House debates

Thursday, 21 March 2013

Constituency Statements

Forced Adoption

9:42 am

Photo of Wyatt RoyWyatt Roy (Longman, Liberal Party) Share this | | Hansard source

Today I rise to honour three of my constituents who have visited the parliament on this day of high emotion, a day bringing a long-overdue apology to the devastated Australian mothers of some 250,000 babies forcibly removed from them at birth and adopted out, an apology that of course extends to those now adult children and the masses of fathers, siblings, grandparents and other family members caught up in the trauma of what is now acknowledged as an outrageous chapter in our history.

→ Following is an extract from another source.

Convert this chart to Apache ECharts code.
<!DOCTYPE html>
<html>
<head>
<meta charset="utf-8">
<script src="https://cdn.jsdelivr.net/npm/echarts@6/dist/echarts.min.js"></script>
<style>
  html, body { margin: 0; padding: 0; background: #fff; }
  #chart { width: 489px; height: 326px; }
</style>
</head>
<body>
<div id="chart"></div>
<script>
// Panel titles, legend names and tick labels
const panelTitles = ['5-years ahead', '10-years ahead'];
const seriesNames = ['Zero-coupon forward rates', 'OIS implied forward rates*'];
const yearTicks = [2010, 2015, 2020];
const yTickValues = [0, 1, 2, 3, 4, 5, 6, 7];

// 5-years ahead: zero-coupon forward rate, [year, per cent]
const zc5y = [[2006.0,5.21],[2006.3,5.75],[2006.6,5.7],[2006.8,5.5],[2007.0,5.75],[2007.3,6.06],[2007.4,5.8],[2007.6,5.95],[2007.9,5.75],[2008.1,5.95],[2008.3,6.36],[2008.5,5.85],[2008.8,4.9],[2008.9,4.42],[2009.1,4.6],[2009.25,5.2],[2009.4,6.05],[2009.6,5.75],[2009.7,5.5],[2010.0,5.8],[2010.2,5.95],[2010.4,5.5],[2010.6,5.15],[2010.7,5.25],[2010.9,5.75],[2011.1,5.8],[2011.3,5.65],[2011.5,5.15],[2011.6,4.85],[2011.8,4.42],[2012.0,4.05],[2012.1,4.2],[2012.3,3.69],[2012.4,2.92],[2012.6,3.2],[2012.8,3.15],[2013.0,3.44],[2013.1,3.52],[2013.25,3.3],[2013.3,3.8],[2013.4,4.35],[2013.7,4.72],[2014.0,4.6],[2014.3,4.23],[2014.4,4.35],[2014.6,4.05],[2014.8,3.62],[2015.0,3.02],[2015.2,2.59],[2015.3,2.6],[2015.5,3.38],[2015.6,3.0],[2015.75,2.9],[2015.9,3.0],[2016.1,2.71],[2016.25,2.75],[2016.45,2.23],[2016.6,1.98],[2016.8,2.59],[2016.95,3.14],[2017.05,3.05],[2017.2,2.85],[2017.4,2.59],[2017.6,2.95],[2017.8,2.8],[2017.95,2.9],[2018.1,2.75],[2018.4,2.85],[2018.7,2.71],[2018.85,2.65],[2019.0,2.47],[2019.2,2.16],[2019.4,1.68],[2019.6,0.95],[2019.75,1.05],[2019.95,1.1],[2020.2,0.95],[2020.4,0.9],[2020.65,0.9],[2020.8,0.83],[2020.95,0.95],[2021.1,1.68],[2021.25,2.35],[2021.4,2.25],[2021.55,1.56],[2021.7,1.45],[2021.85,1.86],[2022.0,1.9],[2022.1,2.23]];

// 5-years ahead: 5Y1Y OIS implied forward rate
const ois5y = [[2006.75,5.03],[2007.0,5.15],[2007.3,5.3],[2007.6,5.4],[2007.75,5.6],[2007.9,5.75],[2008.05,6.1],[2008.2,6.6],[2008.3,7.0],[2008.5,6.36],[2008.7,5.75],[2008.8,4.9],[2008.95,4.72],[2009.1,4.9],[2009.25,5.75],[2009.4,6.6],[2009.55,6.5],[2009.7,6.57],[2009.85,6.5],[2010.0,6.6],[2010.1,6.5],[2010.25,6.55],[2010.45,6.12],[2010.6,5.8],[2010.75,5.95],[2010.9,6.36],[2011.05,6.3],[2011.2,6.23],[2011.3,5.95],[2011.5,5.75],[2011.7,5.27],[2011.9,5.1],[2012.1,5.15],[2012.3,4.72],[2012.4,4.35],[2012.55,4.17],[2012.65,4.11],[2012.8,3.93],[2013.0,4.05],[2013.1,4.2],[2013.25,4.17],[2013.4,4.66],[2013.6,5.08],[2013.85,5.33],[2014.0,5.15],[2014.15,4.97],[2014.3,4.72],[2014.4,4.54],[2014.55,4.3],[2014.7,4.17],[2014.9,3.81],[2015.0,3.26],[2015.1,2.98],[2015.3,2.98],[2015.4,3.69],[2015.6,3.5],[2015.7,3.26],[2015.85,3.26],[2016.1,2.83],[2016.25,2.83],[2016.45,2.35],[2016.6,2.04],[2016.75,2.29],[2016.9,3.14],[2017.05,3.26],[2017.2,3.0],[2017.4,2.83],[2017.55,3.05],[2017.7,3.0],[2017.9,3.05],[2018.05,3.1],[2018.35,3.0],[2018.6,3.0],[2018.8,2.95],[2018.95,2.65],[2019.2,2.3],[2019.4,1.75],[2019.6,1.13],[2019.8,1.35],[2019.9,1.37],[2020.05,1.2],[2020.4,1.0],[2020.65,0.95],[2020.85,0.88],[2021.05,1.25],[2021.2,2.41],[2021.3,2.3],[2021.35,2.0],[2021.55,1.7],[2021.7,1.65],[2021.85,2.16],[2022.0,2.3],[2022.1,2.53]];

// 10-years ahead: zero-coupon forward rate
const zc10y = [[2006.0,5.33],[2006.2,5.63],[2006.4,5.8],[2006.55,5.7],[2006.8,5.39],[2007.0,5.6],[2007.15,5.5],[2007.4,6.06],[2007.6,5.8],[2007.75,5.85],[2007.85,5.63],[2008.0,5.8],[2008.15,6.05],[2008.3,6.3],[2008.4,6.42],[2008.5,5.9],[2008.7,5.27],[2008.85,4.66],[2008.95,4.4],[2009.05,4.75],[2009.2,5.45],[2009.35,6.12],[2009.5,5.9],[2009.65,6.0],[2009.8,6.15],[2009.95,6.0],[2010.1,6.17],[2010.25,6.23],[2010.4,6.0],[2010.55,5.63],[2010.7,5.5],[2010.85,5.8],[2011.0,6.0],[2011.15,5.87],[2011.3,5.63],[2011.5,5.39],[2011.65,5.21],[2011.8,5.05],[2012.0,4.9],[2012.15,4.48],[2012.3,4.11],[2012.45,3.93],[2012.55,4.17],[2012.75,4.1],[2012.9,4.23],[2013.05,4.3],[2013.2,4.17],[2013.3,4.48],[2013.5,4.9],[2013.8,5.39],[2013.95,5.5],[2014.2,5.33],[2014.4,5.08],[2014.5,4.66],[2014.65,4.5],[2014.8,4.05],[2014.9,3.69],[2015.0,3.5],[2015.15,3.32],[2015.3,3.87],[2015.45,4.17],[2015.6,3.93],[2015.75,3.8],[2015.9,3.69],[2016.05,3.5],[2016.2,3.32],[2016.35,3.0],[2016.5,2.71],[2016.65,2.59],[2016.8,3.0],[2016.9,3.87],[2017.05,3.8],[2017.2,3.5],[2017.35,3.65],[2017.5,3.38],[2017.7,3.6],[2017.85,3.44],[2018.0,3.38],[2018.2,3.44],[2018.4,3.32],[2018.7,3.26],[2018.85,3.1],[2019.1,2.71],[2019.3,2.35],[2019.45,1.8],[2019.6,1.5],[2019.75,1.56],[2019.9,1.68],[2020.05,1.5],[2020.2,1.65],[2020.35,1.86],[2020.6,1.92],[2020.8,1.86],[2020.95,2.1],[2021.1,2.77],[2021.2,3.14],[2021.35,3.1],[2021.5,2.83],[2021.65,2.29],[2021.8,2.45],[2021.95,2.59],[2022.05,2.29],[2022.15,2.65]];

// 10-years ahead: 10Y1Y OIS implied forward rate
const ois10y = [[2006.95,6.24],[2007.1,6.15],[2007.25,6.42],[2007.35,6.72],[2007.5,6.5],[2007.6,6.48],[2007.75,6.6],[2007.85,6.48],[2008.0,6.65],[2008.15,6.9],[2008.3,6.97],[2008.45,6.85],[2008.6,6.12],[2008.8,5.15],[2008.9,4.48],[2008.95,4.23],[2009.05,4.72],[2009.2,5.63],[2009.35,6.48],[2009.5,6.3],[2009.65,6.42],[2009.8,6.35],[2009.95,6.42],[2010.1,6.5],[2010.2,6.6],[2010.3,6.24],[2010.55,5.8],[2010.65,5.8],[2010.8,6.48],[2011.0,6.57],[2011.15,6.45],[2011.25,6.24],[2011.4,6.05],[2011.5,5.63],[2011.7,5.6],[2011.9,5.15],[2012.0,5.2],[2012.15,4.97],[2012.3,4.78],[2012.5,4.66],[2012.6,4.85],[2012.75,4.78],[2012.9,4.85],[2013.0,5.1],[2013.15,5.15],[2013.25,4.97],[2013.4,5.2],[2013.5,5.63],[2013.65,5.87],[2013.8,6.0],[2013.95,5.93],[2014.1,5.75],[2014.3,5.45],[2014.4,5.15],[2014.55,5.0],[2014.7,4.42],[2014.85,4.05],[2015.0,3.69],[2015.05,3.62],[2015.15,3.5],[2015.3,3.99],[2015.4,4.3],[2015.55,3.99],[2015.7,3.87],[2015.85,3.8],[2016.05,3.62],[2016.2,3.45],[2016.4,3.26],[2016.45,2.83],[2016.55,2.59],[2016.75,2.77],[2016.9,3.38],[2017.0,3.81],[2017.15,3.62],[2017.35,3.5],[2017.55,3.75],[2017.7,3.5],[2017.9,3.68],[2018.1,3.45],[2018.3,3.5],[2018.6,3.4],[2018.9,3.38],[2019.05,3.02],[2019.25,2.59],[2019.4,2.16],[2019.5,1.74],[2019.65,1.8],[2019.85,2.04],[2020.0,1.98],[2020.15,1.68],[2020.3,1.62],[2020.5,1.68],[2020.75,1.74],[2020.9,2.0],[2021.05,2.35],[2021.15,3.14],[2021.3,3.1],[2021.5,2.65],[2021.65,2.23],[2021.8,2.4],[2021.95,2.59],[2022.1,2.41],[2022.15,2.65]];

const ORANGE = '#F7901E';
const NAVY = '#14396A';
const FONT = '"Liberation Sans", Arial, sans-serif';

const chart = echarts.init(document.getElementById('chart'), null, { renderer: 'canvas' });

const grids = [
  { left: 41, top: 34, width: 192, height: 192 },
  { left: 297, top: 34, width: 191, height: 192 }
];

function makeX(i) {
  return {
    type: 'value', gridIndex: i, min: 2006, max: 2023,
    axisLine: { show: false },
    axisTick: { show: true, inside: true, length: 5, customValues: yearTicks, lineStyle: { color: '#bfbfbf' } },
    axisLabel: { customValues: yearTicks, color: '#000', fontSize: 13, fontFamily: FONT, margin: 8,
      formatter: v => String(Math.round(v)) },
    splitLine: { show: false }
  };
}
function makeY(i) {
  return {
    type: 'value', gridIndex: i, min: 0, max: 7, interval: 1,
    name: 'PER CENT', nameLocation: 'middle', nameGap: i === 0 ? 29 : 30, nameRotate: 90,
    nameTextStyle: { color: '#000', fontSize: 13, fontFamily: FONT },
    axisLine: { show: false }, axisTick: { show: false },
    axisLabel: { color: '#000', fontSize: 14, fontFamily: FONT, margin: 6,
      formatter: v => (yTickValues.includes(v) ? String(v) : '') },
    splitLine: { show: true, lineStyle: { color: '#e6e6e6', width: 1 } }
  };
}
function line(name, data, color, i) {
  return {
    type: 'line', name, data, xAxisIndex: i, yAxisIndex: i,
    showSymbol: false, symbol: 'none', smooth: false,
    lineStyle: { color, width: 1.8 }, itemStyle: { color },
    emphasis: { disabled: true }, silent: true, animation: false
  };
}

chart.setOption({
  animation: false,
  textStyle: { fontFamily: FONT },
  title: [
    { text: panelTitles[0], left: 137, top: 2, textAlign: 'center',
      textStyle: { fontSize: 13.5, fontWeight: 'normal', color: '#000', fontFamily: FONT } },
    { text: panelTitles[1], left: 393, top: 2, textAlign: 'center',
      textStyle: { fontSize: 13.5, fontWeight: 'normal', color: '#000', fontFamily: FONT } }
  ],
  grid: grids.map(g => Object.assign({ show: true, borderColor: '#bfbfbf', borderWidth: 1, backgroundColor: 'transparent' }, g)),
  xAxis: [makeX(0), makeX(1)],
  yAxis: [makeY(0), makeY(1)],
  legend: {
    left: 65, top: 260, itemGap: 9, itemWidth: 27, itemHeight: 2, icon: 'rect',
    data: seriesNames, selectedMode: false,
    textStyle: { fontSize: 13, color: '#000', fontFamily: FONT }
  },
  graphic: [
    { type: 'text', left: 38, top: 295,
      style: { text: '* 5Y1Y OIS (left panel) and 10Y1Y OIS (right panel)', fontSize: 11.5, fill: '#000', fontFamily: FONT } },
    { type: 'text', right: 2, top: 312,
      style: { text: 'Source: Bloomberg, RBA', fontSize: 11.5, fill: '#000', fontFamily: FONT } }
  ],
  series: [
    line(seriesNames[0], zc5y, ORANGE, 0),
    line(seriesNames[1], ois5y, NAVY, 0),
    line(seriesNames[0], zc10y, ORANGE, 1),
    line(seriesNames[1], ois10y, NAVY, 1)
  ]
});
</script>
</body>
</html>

Jan Kashin and Beth Shanks are two such mothers who have endured an ongoing nightmare through being forcibly separated from their newborns. Beth is accompanied today by her husband Ken. Jan's experience was cruel to the point of dehumanising. She describes being despatched by her father from Queensland to the Anglican Church-run Carramar home on Sydney's North Shore for expectant, unwed mothers. The atmosphere, she says, was:

… of a place where crimes were kept secret from the public, press and other observers.

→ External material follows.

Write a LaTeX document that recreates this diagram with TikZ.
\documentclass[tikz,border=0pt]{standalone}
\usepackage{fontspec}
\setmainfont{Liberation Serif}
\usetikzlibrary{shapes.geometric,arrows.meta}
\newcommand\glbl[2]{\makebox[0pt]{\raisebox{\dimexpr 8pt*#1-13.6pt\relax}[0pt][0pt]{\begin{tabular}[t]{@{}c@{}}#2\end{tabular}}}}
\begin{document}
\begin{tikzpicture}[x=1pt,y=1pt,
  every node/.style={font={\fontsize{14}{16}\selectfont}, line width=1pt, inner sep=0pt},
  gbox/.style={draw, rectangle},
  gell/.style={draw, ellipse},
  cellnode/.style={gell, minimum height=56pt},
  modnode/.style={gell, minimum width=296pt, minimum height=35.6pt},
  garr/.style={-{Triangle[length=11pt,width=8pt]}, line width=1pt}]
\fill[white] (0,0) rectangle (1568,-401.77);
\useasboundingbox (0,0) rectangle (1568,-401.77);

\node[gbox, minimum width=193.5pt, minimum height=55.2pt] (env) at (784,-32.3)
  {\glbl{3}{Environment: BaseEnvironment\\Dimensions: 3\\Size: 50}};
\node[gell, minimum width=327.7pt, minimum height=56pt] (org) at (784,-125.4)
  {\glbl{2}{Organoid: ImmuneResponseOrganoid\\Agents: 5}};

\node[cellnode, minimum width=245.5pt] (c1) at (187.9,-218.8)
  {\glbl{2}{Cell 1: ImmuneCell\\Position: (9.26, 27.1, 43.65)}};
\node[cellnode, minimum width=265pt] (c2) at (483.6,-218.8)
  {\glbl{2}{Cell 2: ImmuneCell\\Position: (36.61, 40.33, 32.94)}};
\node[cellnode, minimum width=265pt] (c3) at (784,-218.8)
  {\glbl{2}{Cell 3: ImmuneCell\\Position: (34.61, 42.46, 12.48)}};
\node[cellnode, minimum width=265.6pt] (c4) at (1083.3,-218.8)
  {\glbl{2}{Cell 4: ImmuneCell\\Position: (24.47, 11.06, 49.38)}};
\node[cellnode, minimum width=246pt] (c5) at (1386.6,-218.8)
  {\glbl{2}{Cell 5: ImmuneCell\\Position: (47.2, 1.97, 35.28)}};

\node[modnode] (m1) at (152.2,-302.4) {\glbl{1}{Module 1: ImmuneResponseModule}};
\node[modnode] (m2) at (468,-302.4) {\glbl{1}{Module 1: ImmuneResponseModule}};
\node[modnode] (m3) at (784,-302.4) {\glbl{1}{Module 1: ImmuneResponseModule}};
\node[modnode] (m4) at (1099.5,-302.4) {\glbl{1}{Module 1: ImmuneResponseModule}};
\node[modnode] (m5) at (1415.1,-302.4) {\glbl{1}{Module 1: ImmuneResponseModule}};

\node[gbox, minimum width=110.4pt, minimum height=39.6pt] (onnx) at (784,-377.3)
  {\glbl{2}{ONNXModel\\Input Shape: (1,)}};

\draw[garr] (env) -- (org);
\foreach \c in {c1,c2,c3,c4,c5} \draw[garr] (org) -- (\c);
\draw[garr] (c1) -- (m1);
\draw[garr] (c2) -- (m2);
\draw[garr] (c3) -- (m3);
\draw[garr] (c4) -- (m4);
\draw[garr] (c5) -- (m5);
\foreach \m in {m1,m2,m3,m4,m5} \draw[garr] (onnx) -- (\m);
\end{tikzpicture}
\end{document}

The year was 1963. Jan was 21 years of age and an adult with a loving fiance. The couple were planning to be married. She wanted to keep her baby and informed Carramar staff of her wish. But it did not matter.

Painted in the best light, Carramar's role was to coerce residents to adopt out their babies to supposedly stable, childless families who could better support them. The reality for most of the women sent there was that they had no choice. Jan recalls of the facility how its overbearing staff and her isolation from family and friends contributed to her diminished sense of self. The weakening of her psychological state, she suggests, was a key plank in the model of incarceration, where authorities needed to make sure the young women 'went quietly'.

And then came her tumultuous delivery at Hornsby Hospital. Jan was heavily drugged and shackled to the labour ward bed with leather restraints. Four days after the birth, she was deceived into signing away the baby to another family. She never got to see her tiny son, born seven weeks premature.

Jan Kashin became an accomplished artist who, 10 years ago, began to explore and express her ordeal on acrylic. These works are for her and for all those other women, children and families who from the 1940s to the 1980s suffered a similar fate. She sees herself as a war artist. 'My art,' she says, 'is a metaphor for abandonment, incarceration and battle. Because it rings true for hundreds of other mothers, it has relevance, helping to unlock their trapped experiences.'

Jan, Beth, Ken and your families, I am so appreciative of your presence in our nation's capital today. The forced adoption era occurred under myriad federal and state governments, and my hope is that today's apology serves as an important step towards our community healing. I wish you better days ahead.